**Goal of the exercise**
Starting at the line with "Reproduce this chart with Bokeh." and stopping at the line with "y_ticks = [1]", repeat each line exactly. Include both and omit the rest.

**Task data**
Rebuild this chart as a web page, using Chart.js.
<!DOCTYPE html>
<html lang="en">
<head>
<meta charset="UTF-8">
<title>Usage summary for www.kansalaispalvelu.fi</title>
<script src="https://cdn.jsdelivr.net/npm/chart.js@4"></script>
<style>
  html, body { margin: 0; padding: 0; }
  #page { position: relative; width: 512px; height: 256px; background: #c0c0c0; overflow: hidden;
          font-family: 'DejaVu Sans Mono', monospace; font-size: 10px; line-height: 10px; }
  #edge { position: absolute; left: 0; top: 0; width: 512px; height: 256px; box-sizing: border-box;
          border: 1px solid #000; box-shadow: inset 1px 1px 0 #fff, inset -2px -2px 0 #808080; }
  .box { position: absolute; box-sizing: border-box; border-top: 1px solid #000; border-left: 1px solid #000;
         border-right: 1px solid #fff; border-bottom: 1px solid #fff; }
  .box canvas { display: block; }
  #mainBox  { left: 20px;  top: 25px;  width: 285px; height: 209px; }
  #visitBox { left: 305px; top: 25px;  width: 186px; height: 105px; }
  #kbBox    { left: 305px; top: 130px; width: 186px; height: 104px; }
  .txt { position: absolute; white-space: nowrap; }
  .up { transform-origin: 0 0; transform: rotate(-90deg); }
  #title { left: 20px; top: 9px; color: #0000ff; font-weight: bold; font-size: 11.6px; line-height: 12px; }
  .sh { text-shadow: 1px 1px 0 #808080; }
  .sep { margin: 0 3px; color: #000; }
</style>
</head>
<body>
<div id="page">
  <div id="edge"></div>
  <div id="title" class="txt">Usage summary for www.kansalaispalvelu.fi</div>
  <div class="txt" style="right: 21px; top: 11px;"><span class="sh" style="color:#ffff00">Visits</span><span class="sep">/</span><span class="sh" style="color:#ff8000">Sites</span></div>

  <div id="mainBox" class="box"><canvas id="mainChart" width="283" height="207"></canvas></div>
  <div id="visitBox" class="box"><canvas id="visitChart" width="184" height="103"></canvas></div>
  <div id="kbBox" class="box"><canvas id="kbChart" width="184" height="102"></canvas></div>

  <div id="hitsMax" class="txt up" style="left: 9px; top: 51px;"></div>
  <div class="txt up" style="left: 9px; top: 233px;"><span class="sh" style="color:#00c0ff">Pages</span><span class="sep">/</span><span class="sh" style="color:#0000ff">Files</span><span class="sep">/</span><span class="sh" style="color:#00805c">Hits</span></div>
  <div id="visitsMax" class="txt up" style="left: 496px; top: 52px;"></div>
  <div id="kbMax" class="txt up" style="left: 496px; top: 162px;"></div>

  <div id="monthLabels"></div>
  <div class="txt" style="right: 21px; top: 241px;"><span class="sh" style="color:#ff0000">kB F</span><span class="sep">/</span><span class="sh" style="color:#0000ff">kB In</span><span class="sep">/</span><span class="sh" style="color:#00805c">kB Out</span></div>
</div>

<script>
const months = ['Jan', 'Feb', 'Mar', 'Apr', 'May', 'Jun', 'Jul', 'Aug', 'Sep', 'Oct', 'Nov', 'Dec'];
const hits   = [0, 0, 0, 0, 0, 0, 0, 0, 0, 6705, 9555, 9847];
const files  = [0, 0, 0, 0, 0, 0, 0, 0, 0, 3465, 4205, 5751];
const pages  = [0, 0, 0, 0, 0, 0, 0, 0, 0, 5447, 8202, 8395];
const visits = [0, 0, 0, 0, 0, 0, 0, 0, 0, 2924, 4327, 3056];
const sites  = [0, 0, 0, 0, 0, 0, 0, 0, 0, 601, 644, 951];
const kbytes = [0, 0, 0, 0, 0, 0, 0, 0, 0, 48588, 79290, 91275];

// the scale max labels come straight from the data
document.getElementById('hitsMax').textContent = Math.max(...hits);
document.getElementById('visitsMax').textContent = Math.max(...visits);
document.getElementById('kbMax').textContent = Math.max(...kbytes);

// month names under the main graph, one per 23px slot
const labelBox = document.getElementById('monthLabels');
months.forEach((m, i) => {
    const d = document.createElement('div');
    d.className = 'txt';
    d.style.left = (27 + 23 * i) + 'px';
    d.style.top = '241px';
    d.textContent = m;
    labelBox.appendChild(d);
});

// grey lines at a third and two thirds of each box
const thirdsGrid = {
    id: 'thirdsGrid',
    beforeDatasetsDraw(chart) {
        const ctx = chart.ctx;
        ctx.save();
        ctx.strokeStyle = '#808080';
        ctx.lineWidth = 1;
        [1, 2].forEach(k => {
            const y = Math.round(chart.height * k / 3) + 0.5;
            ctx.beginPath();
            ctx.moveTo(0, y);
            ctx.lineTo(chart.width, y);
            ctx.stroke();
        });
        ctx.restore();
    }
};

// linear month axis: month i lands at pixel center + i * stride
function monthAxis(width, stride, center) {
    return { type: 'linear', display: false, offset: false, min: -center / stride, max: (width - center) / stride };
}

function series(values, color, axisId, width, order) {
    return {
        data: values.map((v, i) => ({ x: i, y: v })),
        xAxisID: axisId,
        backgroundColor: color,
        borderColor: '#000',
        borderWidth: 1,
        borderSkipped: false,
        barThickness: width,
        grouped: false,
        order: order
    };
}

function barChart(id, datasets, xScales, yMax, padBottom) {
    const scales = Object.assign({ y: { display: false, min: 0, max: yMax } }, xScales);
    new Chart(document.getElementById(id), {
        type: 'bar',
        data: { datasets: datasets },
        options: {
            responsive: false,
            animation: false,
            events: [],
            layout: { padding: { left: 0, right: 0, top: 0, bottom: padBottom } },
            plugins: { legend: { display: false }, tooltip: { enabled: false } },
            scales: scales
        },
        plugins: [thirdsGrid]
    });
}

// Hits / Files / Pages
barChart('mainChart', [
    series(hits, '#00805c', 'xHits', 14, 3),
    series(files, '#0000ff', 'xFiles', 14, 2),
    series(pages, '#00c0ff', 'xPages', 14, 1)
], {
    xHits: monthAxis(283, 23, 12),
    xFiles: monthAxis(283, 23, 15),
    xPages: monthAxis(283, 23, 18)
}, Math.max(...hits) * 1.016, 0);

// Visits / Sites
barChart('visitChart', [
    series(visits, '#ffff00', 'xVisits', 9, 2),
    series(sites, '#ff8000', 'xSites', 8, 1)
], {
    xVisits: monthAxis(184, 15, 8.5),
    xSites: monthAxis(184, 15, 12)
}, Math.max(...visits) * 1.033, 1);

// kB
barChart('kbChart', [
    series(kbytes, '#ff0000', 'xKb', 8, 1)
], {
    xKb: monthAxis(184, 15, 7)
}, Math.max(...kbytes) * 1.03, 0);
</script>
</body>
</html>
==
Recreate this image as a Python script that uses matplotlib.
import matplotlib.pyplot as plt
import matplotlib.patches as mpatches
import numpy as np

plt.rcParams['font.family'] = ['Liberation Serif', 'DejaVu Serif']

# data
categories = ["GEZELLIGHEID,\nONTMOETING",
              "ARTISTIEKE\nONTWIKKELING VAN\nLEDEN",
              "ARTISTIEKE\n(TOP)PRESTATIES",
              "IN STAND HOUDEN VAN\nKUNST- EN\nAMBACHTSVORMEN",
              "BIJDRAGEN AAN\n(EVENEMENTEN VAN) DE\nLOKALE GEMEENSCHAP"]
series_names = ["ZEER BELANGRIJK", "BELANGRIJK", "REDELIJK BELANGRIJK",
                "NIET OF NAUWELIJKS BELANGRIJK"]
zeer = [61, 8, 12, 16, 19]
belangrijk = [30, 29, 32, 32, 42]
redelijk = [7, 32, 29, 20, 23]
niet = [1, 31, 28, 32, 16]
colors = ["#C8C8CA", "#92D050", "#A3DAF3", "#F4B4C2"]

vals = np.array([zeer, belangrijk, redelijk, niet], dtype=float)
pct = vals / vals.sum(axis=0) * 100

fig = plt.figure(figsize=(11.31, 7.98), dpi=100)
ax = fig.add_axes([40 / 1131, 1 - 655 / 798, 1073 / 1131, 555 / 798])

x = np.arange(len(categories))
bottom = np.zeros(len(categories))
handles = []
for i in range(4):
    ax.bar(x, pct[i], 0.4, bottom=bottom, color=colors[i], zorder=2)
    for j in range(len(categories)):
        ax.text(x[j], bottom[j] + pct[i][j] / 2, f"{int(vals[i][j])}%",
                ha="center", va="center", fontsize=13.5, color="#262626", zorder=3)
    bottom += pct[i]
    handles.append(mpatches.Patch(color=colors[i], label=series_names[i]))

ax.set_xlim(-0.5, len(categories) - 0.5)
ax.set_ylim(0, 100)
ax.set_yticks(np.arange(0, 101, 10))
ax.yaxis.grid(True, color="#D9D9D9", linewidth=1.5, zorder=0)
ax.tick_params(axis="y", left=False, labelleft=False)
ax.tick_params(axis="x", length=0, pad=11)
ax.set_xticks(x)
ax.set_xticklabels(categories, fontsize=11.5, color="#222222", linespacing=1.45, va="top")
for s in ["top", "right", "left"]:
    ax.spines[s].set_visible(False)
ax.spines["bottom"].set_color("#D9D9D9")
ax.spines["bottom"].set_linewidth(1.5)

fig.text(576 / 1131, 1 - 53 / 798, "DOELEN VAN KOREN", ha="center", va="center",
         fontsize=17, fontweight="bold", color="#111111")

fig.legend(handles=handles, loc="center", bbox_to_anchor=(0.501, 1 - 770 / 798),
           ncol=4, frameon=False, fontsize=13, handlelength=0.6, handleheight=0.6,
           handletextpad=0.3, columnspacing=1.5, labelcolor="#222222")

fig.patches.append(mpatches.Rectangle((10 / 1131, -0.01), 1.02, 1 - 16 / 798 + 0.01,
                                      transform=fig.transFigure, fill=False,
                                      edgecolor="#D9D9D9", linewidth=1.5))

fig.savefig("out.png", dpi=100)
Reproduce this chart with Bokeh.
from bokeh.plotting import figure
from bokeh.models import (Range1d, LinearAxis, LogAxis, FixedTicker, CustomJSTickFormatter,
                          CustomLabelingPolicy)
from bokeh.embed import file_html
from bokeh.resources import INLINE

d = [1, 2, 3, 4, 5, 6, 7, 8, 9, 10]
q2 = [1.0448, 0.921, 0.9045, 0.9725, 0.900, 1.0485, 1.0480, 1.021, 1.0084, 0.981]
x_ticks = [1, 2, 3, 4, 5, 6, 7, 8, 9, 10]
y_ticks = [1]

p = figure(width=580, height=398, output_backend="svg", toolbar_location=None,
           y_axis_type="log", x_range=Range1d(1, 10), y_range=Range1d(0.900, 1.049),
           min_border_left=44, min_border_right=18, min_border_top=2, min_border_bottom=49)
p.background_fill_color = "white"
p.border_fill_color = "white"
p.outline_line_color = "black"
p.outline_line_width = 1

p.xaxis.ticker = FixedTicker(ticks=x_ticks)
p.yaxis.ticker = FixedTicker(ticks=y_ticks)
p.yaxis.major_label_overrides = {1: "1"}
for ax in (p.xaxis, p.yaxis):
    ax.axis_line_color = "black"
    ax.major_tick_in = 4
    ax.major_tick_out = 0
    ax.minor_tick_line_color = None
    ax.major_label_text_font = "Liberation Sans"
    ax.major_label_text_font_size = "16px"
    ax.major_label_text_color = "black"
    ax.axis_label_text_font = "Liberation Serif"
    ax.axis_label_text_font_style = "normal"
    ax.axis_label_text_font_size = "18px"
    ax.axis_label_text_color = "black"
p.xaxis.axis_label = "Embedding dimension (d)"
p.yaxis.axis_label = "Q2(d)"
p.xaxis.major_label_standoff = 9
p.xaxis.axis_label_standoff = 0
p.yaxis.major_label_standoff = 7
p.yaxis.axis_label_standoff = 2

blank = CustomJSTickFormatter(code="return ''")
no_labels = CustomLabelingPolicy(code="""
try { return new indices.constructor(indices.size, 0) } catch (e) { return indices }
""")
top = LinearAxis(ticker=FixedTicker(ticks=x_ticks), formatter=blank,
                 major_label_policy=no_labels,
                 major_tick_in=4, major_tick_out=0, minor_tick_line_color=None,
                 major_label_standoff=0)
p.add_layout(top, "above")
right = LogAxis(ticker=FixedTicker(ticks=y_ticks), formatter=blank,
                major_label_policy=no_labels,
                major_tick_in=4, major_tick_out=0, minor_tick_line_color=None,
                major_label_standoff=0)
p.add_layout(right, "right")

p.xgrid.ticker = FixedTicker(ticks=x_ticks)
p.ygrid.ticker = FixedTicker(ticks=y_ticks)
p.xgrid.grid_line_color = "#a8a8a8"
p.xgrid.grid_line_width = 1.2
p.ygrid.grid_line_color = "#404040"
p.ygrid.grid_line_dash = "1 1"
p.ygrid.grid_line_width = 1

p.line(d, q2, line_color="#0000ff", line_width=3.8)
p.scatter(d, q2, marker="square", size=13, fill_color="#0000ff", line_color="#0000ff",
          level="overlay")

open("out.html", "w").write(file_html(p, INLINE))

**Solution to the problem**
Reproduce this chart with Bokeh.
from bokeh.plotting import figure
from bokeh.models import (Range1d, LinearAxis, LogAxis, FixedTicker, CustomJSTickFormatter,
                          CustomLabelingPolicy)
from bokeh.embed import file_html
from bokeh.resources import INLINE

d = [1, 2, 3, 4, 5, 6, 7, 8, 9, 10]
q2 = [1.0448, 0.921, 0.9045, 0.9725, 0.900, 1.0485, 1.0480, 1.021, 1.0084, 0.981]
x_ticks = [1, 2, 3, 4, 5, 6, 7, 8, 9, 10]
y_ticks = [1]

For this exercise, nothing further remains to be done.